The virtual “mini-budget” measures announced on Sunday may have brought cheer to many in India Inc's companies in an otherwise gloomy slowdown scenario, but the package would leave a bigger hole in the government’s books in the current fiscal year.
“Our fiscal deficit will be higher. But that will be a desirable development,” Montek Singh Ahluwalia, deputy chairman, Planning Commission, told a press conference, shortly after the government unveiled the nearly Rs 35,000 crore package to spur growth. “To what extent the fiscal deficit will be higher, we don't have the numbers yet.”
The government had budgeted a central fiscal deficit of 2.5 per cent of the gross domestic product (GDP) in 2008-09.
Finance Secretary Arun Ramanathan said the impact of the four per cent cut in Central VAT (value-added tax) would be Rs.8,700 crore.
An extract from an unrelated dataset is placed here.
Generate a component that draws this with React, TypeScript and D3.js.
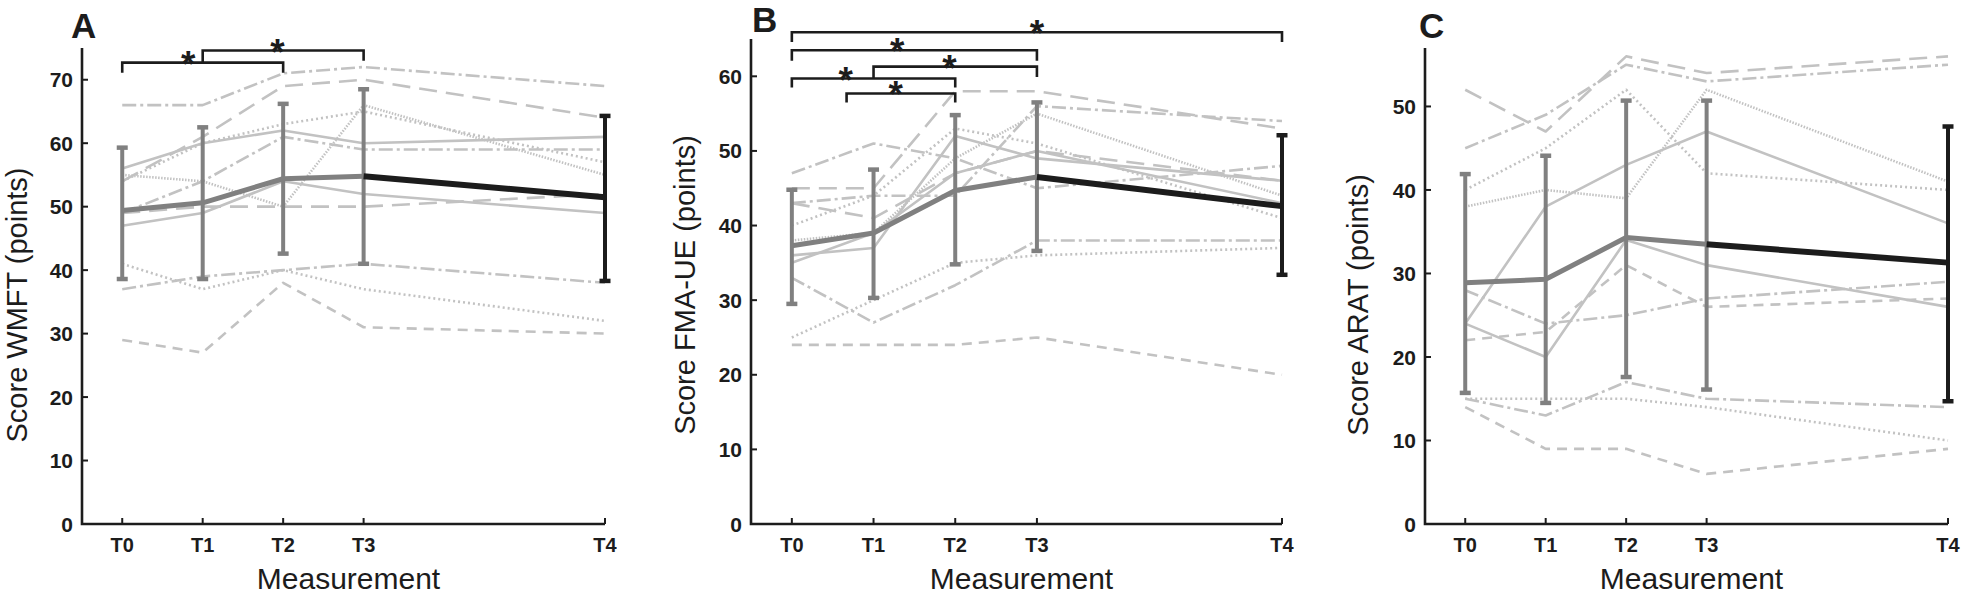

The government will also seek parliament’s approval for plan expenditure of another Rs.20,000 crore ($4 billion) in the remaining four months of the fiscal year.
The 10-point package contains incentives for the sectors that have been hit by the global slowdown and recession in the advanced economies.
“The government has been concerned about the impact of the global financial crisis on the Indian economy and a number of steps have been taken to deal with this problem,” an official statement said in New Delhi.
“This is a clear indication that the government is exploring all options to check a further slowdown in the economy, and particularly the across the board cut in Cenvat duty by 4 percent is very welcome,” Chandrajit Banerjee, director-general, CII, said.
While there have been improvement in the fiscal situation in recent years mainly due to significant increase in tax revenues there are also serious fiscal risks arising out of off-budget liabilities on account of fertiliser, food and oil subsidies.